━━━ PROVIDED DATA
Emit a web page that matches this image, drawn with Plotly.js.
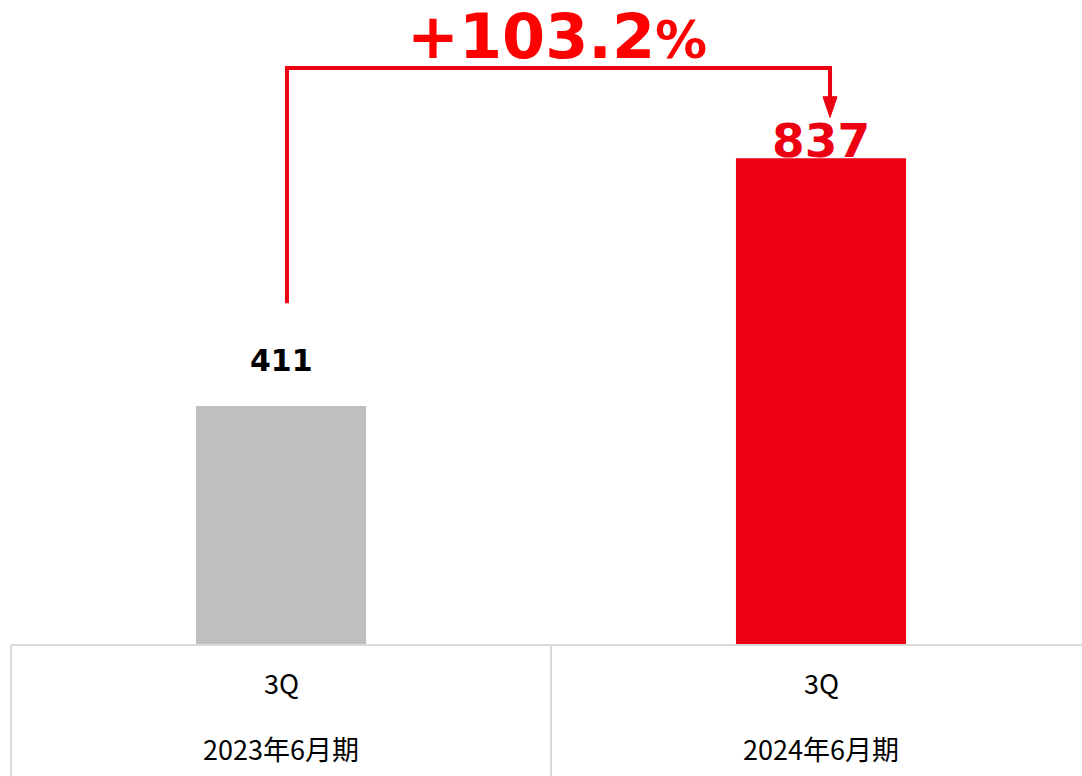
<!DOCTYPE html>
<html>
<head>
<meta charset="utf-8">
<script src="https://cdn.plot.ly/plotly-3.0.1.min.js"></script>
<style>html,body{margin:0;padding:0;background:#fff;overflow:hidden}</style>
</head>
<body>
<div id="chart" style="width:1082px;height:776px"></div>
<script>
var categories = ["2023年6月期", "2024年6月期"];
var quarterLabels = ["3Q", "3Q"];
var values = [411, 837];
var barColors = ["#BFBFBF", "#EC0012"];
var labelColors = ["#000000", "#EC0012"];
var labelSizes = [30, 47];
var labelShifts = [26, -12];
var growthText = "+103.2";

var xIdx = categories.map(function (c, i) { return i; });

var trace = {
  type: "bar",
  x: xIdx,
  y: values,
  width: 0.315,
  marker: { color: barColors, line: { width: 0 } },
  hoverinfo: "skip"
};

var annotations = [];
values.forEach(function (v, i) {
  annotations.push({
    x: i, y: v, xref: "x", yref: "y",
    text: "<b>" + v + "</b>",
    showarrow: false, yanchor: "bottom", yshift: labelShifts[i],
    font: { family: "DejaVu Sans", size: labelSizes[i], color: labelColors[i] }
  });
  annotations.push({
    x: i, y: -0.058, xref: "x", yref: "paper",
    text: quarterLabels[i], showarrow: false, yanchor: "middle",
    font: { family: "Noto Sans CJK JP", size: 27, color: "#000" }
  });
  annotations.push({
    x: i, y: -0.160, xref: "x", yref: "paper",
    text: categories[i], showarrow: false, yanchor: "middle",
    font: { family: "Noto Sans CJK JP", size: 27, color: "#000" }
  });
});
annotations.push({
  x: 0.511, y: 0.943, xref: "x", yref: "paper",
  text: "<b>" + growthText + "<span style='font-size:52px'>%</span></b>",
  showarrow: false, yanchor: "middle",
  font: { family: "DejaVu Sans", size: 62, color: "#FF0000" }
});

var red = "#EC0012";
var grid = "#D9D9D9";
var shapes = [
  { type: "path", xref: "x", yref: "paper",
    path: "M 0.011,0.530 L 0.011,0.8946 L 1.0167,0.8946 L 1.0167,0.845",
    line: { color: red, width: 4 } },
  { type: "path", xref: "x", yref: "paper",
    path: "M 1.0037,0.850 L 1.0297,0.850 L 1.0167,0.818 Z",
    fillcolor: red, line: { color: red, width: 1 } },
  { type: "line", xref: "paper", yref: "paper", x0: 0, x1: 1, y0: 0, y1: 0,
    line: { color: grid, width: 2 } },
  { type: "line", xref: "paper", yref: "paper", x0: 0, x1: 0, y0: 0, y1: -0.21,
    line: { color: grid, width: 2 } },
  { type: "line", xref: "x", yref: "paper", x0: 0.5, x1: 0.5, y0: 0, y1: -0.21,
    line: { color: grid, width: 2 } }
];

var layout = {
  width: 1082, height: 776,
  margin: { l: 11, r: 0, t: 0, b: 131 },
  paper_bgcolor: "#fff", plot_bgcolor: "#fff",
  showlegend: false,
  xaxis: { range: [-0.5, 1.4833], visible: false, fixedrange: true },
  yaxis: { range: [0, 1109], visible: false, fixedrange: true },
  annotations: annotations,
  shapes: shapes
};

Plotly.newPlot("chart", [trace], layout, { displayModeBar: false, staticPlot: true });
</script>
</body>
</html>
━━━━━━
Repeat the material above in full and exactly, apart from the pictures.

Emit a web page that matches this image, drawn with Plotly.js.
<!DOCTYPE html>
<html>
<head>
<meta charset="utf-8">
<script src="https://cdn.plot.ly/plotly-3.0.1.min.js"></script>
<style>html,body{margin:0;padding:0;background:#fff;overflow:hidden}</style>
</head>
<body>
<div id="chart" style="width:1082px;height:776px"></div>
<script>
var categories = ["2023年6月期", "2024年6月期"];
var quarterLabels = ["3Q", "3Q"];
var values = [411, 837];
var barColors = ["#BFBFBF", "#EC0012"];
var labelColors = ["#000000", "#EC0012"];
var labelSizes = [30, 47];
var labelShifts = [26, -12];
var growthText = "+103.2";

var xIdx = categories.map(function (c, i) { return i; });

var trace = {
  type: "bar",
  x: xIdx,
  y: values,
  width: 0.315,
  marker: { color: barColors, line: { width: 0 } },
  hoverinfo: "skip"
};

var annotations = [];
values.forEach(function (v, i) {
  annotations.push({
    x: i, y: v, xref: "x", yref: "y",
    text: "<b>" + v + "</b>",
    showarrow: false, yanchor: "bottom", yshift: labelShifts[i],
    font: { family: "DejaVu Sans", size: labelSizes[i], color: labelColors[i] }
  });
  annotations.push({
    x: i, y: -0.058, xref: "x", yref: "paper",
    text: quarterLabels[i], showarrow: false, yanchor: "middle",
    font: { family: "Noto Sans CJK JP", size: 27, color: "#000" }
  });
  annotations.push({
    x: i, y: -0.160, xref: "x", yref: "paper",
    text: categories[i], showarrow: false, yanchor: "middle",
    font: { family: "Noto Sans CJK JP", size: 27, color: "#000" }
  });
});
annotations.push({
  x: 0.511, y: 0.943, xref: "x", yref: "paper",
  text: "<b>" + growthText + "<span style='font-size:52px'>%</span></b>",
  showarrow: false, yanchor: "middle",
  font: { family: "DejaVu Sans", size: 62, color: "#FF0000" }
});

var red = "#EC0012";
var grid = "#D9D9D9";
var shapes = [
  { type: "path", xref: "x", yref: "paper",
    path: "M 0.011,0.530 L 0.011,0.8946 L 1.0167,0.8946 L 1.0167,0.845",
    line: { color: red, width: 4 } },
  { type: "path", xref: "x", yref: "paper",
    path: "M 1.0037,0.850 L 1.0297,0.850 L 1.0167,0.818 Z",
    fillcolor: red, line: { color: red, width: 1 } },
  { type: "line", xref: "paper", yref: "paper", x0: 0, x1: 1, y0: 0, y1: 0,
    line: { color: grid, width: 2 } },
  { type: "line", xref: "paper", yref: "paper", x0: 0, x1: 0, y0: 0, y1: -0.21,
    line: { color: grid, width: 2 } },
  { type: "line", xref: "x", yref: "paper", x0: 0.5, x1: 0.5, y0: 0, y1: -0.21,
    line: { color: grid, width: 2 } }
];

var layout = {
  width: 1082, height: 776,
  margin: { l: 11, r: 0, t: 0, b: 131 },
  paper_bgcolor: "#fff", plot_bgcolor: "#fff",
  showlegend: false,
  xaxis: { range: [-0.5, 1.4833], visible: false, fixedrange: true },
  yaxis: { range: [0, 1109], visible: false, fixedrange: true },
  annotations: annotations,
  shapes: shapes
};

Plotly.newPlot("chart", [trace], layout, { displayModeBar: false, staticPlot: true });
</script>
</body>
</html>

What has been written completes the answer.